### Aim of the task
Reproduce the listing below exactly, beginning with its first line and ending with the line that holds "band_thickness = 0.53"; pictures are not part of the copy.

>> Start Items

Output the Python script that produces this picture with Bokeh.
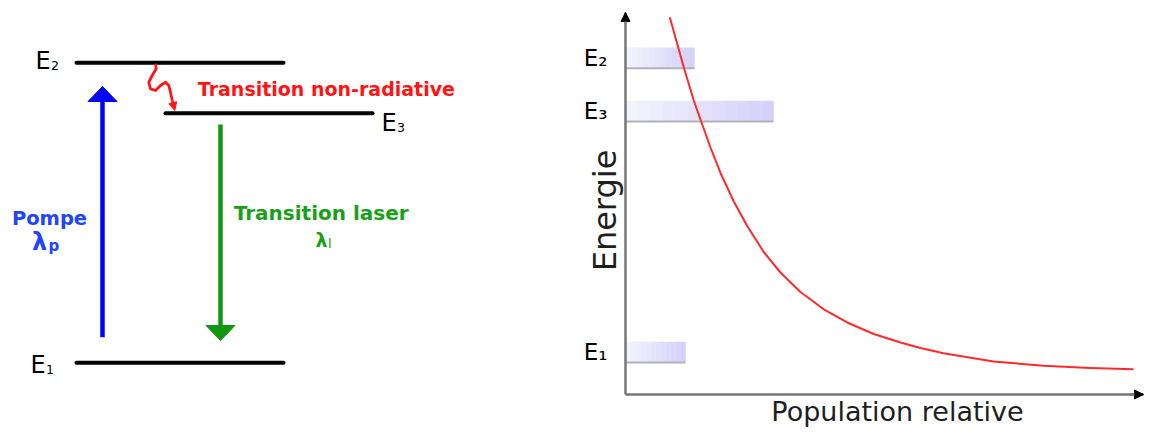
import math
from bokeh.plotting import figure
from bokeh.layouts import row
from bokeh.models import Range1d, Arrow, NormalHead, Label, FixedTicker
from bokeh.core.properties import value
from bokeh.embed import file_html
from bokeh.resources import INLINE

# ---------------- Left diagram: three-level laser scheme ----------------
level_letter = ["E", "E", "E"]
level_index = ["1", "2", "3"]
level_energy = [0.0, 10.0, 8.32]          # E1, E2, E3 (diagram units)
level_x0 = [76, 76, 165]
level_x1 = [283, 283, 372]
label_x = [30, 35, 381]                   # where each level's name starts
label_energy = [-0.057, 10.06, 7.993]     # vertical centre of each level's name

arrow_names = ["Pompe", "Transition laser"]
arrow_x = [102, 220]
arrow_from = [0.853, 7.943]
arrow_to = [9.21, 0.743]
arrow_colors = ["#0000ff", "#109910"]

squiggle_x = [155, 155.7, 151.7, 148.3, 150, 155, 160, 165, 168.3, 170, 171.7, 174.3]
squiggle_y = [9.967, 9.8, 9.577, 9.353, 9.133, 9.077, 9.243, 9.353, 9.243, 9.02, 8.743, 8.41]

# ---------------- Right chart: population vs energy ----------------
band_labels = ["E\u2081", "E\u2083", "E\u2082"]
band_energy = [1.122, 7.27, 8.63]         # bottom of each band
band_population = [1.143, 2.82, 1.314]
band_thickness = 0.53

curve_population = [0.844, 0.985, 1.110, 1.301, 1.442, 1.619, 1.810, 2.063, 2.318, 2.634,
                    2.952, 3.333, 3.777, 4.223, 4.730, 5.238, 5.619, 6.057, 7.010, 7.962,
                    8.857, 9.676]
curve_energy = [9.931, 9.253, 8.656, 7.806, 7.270, 6.607, 5.957, 5.230, 4.605, 3.941,
                3.418, 2.921, 2.480, 2.143, 1.849, 1.633, 1.492, 1.357, 1.148, 1.038,
                0.982, 0.952]

axis_population_end = 9.867
axis_energy_start = 0.306
axis_energy_end = 10.051

FONT = "DejaVu Sans"

# ======================= left figure =======================
L = figure(width=552, height=427, x_range=Range1d(0, 552), y_range=Range1d(-2.157, 12.077),
           output_backend="svg", toolbar_location=None, min_border=0,
           x_axis_location=None, y_axis_location=None)
L.grid.visible = False
L.outline_line_color = None

L.segment(x0=level_x0, y0=level_energy, x1=level_x1, y1=level_energy,
          line_width=4, line_color="black", line_cap="round")

L.text(x=label_x, y=label_energy, text=level_letter, text_font=value(FONT),
       text_font_size=value("24px"), text_baseline="middle", text_align="left",
       text_color="black")
L.text(x=[x + 15.5 for x in label_x], y=[e - 0.15 for e in label_energy], text=level_index,
       text_font=value(FONT), text_font_size=value("12.5px"), text_baseline="middle",
       text_align="left", text_color="black")

# arrows (shaft + wide flat head)
px_per_unit_y = 30.0
head_len, head_half = 15.0, 14.5
for x, a, b, c in zip(arrow_x, arrow_from, arrow_to, arrow_colors):
    d = 1 if b > a else -1
    base = b - d * head_len / px_per_unit_y
    L.segment(x0=[x], y0=[a], x1=[x], y1=[base], line_color=c, line_width=4.5)
    L.patch([x - head_half, x, x + head_half], [base, b, base], fill_color=c, line_color=c)

red = "#ff1414"
L.line(squiggle_x[:-1], squiggle_y[:-1], line_color=red, line_width=2.8, line_join="round")
L.add_layout(Arrow(end=NormalHead(size=8, fill_color=red, line_color=red),
                   x_start=squiggle_x[-2], y_start=squiggle_y[-2],
                   x_end=squiggle_x[-1], y_end=squiggle_y[-1],
                   line_color=red, line_width=2.8))

L.text(x=[197.3], y=[9.12], text=["Transition non-radiative"], text_font=value(FONT),
       text_font_style="bold", text_font_size=value("19px"), text_color=red,
       text_baseline="middle", text_align="left")
L.text(x=[233.3], y=[4.977], text=[arrow_names[1]], text_font=value(FONT),
       text_font_style="bold", text_font_size=value("20px"), text_color="#18a018",
       text_baseline="middle", text_align="left")
L.text(x=[315], y=[4.077], text=["\u03bb"], text_font=value(FONT),
       text_font_style="bold", text_font_size=value("19px"), text_color="#18a018",
       text_baseline="middle", text_align="left")
L.text(x=[327.5], y=[3.98], text=["l"], text_font=value(FONT),
       text_font_size=value("13px"), text_color="#18a018",
       text_baseline="middle", text_align="left")
L.text(x=[49], y=[4.81], text=[arrow_names[0]], text_font=value(FONT),
       text_font_style="bold", text_font_size=value("19.5px"), text_color="#2244ff",
       text_baseline="middle", text_align="center")
L.text(x=[31.5], y=[4.01], text=["\u03bb"], text_font=value(FONT),
       text_font_style="bold", text_font_size=value("24px"), text_color="#2244ff",
       text_baseline="middle", text_align="left")
L.text(x=[48], y=[3.88], text=["p"], text_font=value(FONT),
       text_font_style="bold", text_font_size=value("15px"), text_color="#2244ff",
       text_baseline="middle", text_align="left")

# ======================= right figure =======================
R = figure(width=593, height=427, x_range=Range1d(-1.390, 9.905), y_range=Range1d(-0.536, 10.357),
           output_backend="svg", toolbar_location=None, min_border=0)
R.grid.visible = False
R.outline_line_color = None

# bands with a left-to-right lavender gradient
n = 12
c0, c1 = (243, 243, 252), (212, 209, 250)
lefts, rights, bottoms, tops, cols = [], [], [], [], []
for e, pop in zip(band_energy, band_population):
    for i in range(n):
        t = i / (n - 1)
        rgb = tuple(int(round(c0[k] + (c1[k] - c0[k]) * t)) for k in range(3))
        lefts.append(pop * i / n)
        rights.append(pop * (i + 1) / n + 0.005)
        bottoms.append(e)
        tops.append(e + band_thickness)
        cols.append("#%02x%02x%02x" % rgb)
R.quad(left=lefts, right=rights, bottom=bottoms, top=tops, fill_color=cols, line_color=None)
R.segment(x0=[0] * len(band_energy), y0=band_energy, x1=band_population, y1=band_energy,
          line_color="#b2b2ba", line_width=2)

R.line(curve_population, curve_energy, line_color="#ff2a2a", line_width=2, line_join="round")

centers = [e + band_thickness / 2 for e in band_energy]
R.yaxis.ticker = FixedTicker(ticks=centers)
R.yaxis.major_label_overrides = {c: lab for c, lab in zip(centers, band_labels)}
R.yaxis.fixed_location = 0
R.yaxis.bounds = (axis_energy_start, axis_energy_end)
R.xaxis.ticker = FixedTicker(ticks=[])
R.xaxis.fixed_location = axis_energy_start
R.xaxis.bounds = (0, axis_population_end)
for ax in (R.xaxis, R.yaxis):
    ax.axis_line_color = "#777777"
    ax.axis_line_width = 2.5
    ax.major_tick_line_color = None
    ax.minor_tick_line_color = None
    ax.major_label_text_font = FONT
    ax.major_label_text_font_size = "23px"
    ax.major_label_text_color = "black"
R.yaxis.major_label_standoff = 12

R.add_layout(Arrow(end=NormalHead(size=9, fill_color="black", line_color="black"),
                   x_start=0, y_start=axis_energy_end - 0.25, x_end=0, y_end=axis_energy_end,
                   line_color="#777777", line_width=2.5))
R.add_layout(Arrow(end=NormalHead(size=9, fill_color="black", line_color="black"),
                   x_start=axis_population_end - 0.25, y_start=axis_energy_start,
                   x_end=axis_population_end, y_end=axis_energy_start,
                   line_color="#777777", line_width=2.5))

R.add_layout(Label(x=-0.381, y=5.0, text="Energie", angle=math.pi / 2,
                   text_align="center", text_baseline="middle",
                   text_font=FONT, text_font_size="32px", text_color="#1e1e1e"))
R.add_layout(Label(x=5.181, y=-0.128, text="Population relative",
                   text_align="center", text_baseline="middle",
                   text_font=FONT, text_font_size="27px", text_color="#1e1e1e"))

layout = row(L, R)
open("out.html", "w").write(file_html(layout, INLINE))
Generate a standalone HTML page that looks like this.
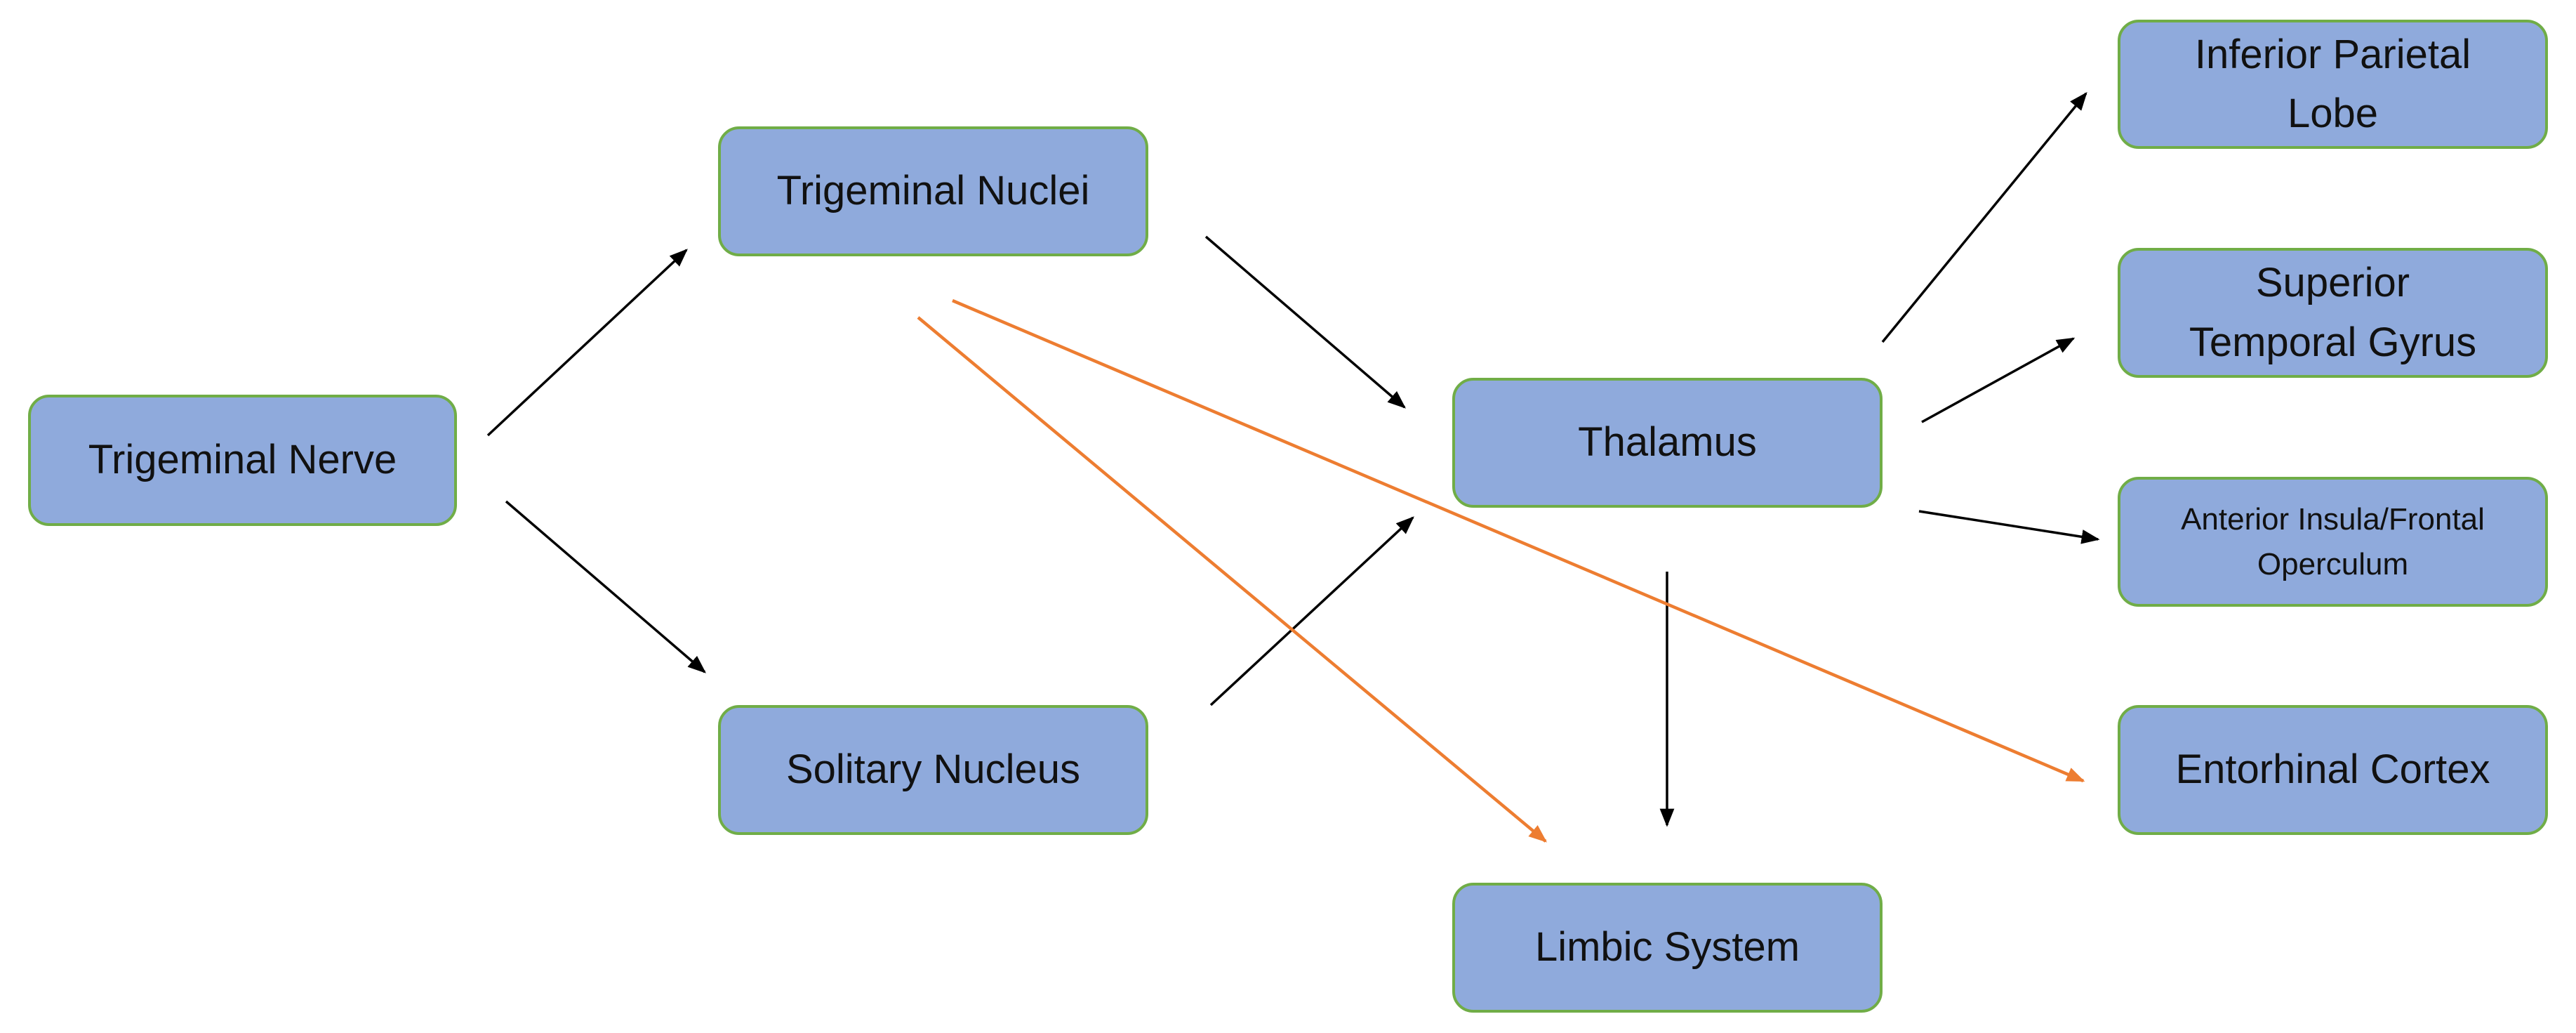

>> End Items

### Output of the exercise
Output the Python script that produces this picture with Bokeh.
import math
from bokeh.plotting import figure
from bokeh.layouts import row
from bokeh.models import Range1d, Arrow, NormalHead, Label, FixedTicker
from bokeh.core.properties import value
from bokeh.embed import file_html
from bokeh.resources import INLINE

# ---------------- Left diagram: three-level laser scheme ----------------
level_letter = ["E", "E", "E"]
level_index = ["1", "2", "3"]
level_energy = [0.0, 10.0, 8.32]          # E1, E2, E3 (diagram units)
level_x0 = [76, 76, 165]
level_x1 = [283, 283, 372]
label_x = [30, 35, 381]                   # where each level's name starts
label_energy = [-0.057, 10.06, 7.993]     # vertical centre of each level's name

arrow_names = ["Pompe", "Transition laser"]
arrow_x = [102, 220]
arrow_from = [0.853, 7.943]
arrow_to = [9.21, 0.743]
arrow_colors = ["#0000ff", "#109910"]

squiggle_x = [155, 155.7, 151.7, 148.3, 150, 155, 160, 165, 168.3, 170, 171.7, 174.3]
squiggle_y = [9.967, 9.8, 9.577, 9.353, 9.133, 9.077, 9.243, 9.353, 9.243, 9.02, 8.743, 8.41]

# ---------------- Right chart: population vs energy ----------------
band_labels = ["E\u2081", "E\u2083", "E\u2082"]
band_energy = [1.122, 7.27, 8.63]         # bottom of each band
band_population = [1.143, 2.82, 1.314]
band_thickness = 0.53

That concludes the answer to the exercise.